Cycliq Group Successfully Secured $2 Million Debt Facility From PFG

3 min read | February 28, 2019 10:12 PM EST | By Team Kalkine Media

Cycliq Group Ltd (ASX: CYQ), a company from the consumer durables & apparel industry group is engaged into the designing and manufacturing of high definition camera/light combination accessories for cyclists.

It has announced that it was able to secure $2 million in the form of debt facility from Silicon Valley-based firm, Partners for growth (PFG). The funds will be used for completing the final phase of the Company’s recapitalization.

PFG is an investment firm headquartered in Silicon Valley which is engaged in providing growth capital and debt funding solutions to fast-growing technology companies in Australia and across the world.

The increased working capital would be used to augment the production for significant standing orders that were planned with the retail partners. Further, the funds would provide support in the expansion in the US cycle market by achieving manufacturing scale of efficiencies and in the commercialization of the new complementary product offerings of the company.

Also, the debt facility is consistent with the material terms as per the update on 16 November 2018, where the company entered into a binding term sheet with PFG. While executing the debt facility, the company will be terminating its existing $1.5 million debt facility by making a repayment of $510,000 drawn down to date in full, from The Toad Group. The company also highlighted that the interest that was accrued over the life of the shareholder loan was worth $69,000 will be converted into 9,832,429 ordinary shares of the company at $0.007 per share which depends on the shareholders’ approval. These funds would provide support during the cash flow requirements of Cycliq Group.  The terms would remain the same as that of recent equity raisings of the company.

Chris Singleton, the chairperson of Cycliq, stated that the debt facility was a milestone step for the company.

During the 1H FY2019, there was an increase in the company’s revenue by 57% to $3.04 million on the prior corresponding period (pcp).

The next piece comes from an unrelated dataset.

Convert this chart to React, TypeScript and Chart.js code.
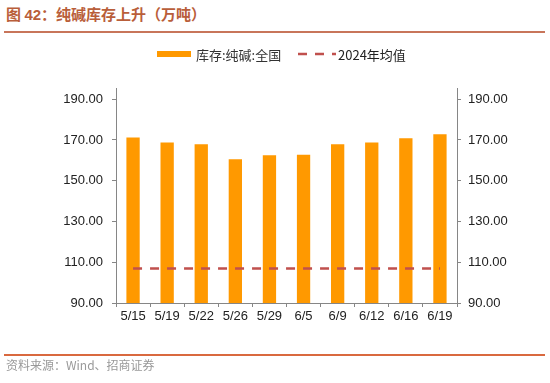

During the Q2, the company reported an increase in the revenue by 47% to $1.59 million on pcp. However, by the end of 1H FY2019, the company made a net loss of $1.4 million which was $1.7 million in 1H FY2018. More than 1,000 units were sold in 2018. As a result, there was an increase in cyber weekend sales by 362% on pcp.

Consecutive quarterly sales and revenue records drove the performance during the period. Further, the company during the period had initiated the process of recapitalization. The company had also entered the final discussion with the partners for $2 million debt facility after the completion of the $1.1M equity share placement in November 2018.

CYQ has generated a negative YTD return of 65.22%. The shares are trading flat at A$0.004 (As at 1:25 PM AEST, 1 March 2019).The company has a market capitalization of A$3.81 million and approximately 953.51 million outstanding shares.